End-to-end ecryption doesn't defend against misrouting, although it does mitigate the damages of it. However, with our current CA system, nation level adversaries could easily MITM an encrypted connection that they have rerouted through their servers.


Right, "mitigate" is what I ought to have written.

And yes, HTTPS is rather a joke. But what about properly implemented SSH, IPSec or OpenVPN?


Why is HTTPS "rather a joke"? Genuinely curious...


Because your client (generally a browser) is configured to implicitly trust a group of companies called "root Certificate Authorities" (root CAs). Now, consider one such company head-quartered in China, or the US. The governments of both countries have the power to secretly demand such a company's keys, then use them to make your client trust whichever endpoint they chose.


That's still considerably better than sending unencrypted HTTP over the wire in pretty much every way.


Better, but not good enough.


The security model is broken, just like BGP's is. Root CAs plainly can't be trusted. It's not just that they'll cooperate with governments. See "Security Collapse in the HTTPS Market".[0]

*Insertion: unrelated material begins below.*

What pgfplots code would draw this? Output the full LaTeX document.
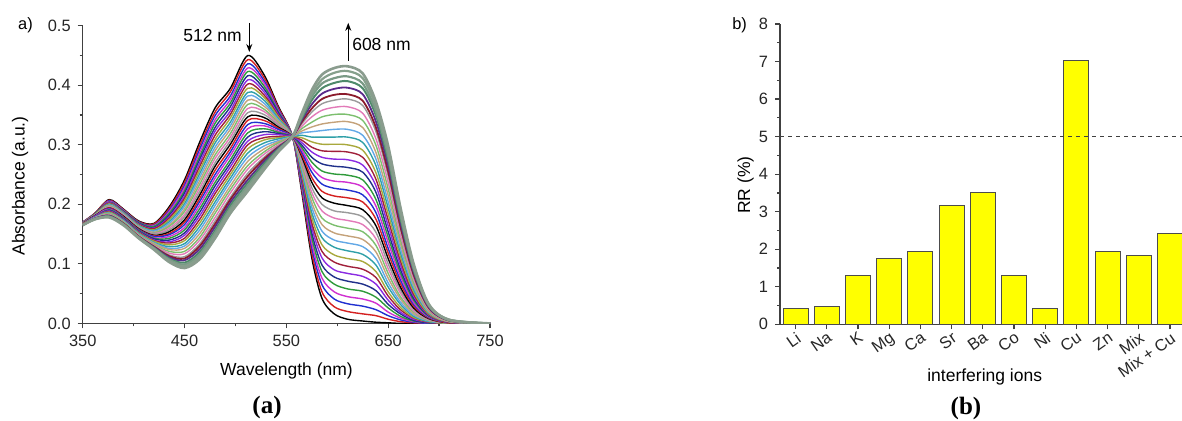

[0] http://queue.acm.org/detail.cfm?id=2673311


If you can't trust your cert authorities, you are already rather fucked, routing errors or no.


Why should I need to trust some vague certificate authority? I'd rather trust DANE/TLSA and DNSSEC. Or something similar.

Solving the trust problem in routing would require ISPs to manually whitelist which AS advertisements are valid on any given interconnect - you know something is wrong if Comcast advertises some Virgin Media network, or whatever.

Encryption by itself can't solve trust. It can only protect against MITM.